The company is also hoping the shock value of its name, logo and product will help it build a loyal following, which would see the company as more than just a platform. President Nic Sulsky likened its aspirations to Barstool Sports, which has a tight-knit community, sells its own merchandise and was valued at $450 million in a recent deal with Penn National Gaming.
“Say what you will about Barstool and that deal, but that’s a healthy price tag for essentially a brand,” Sulsky said. “So if we can take the blueprint that DraftKings laid out in front of us, and marry that with the potential brand uptick that a deal like Barstool’s has put in front of us, it sets up in an exciting way.”
Partnering with a local sports team gives companies easier access directly to the type of fans most likely to play fantasy games or gamble on sports.
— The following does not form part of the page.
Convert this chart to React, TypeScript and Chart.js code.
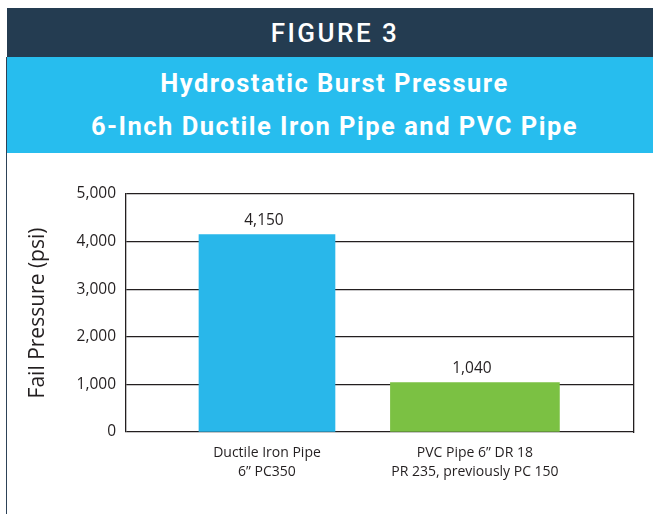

Through the Marlins, Monkey Knife Fight will get signage within the stadium, plus ads through the team’s website, local TV and radio presence. The Dolphins will promote the company through their social channels, and will rename their radio pregame show the “Monkey Knife Fight Countdown to Kickoff.”
Monkey Knife Fight was founded in 2018, with the goal of creating a simpler product where casual players had a better chance of winning. The games resemble a series of prop bets—Will LeBron James have more than 8.5 rebounds? Who will throw for more yards, Patrick Mahomes or Aaron Rodgers?—that are bundled into a fantasy team. The company operates in 30 states.
The company has been funded so far entirely by Asher, who co-owns the adult entertainment giant Vivid Entertainment. Asher said they’re currently speaking with potential investors, including Silicon Valley venture funds and Wall Street firms.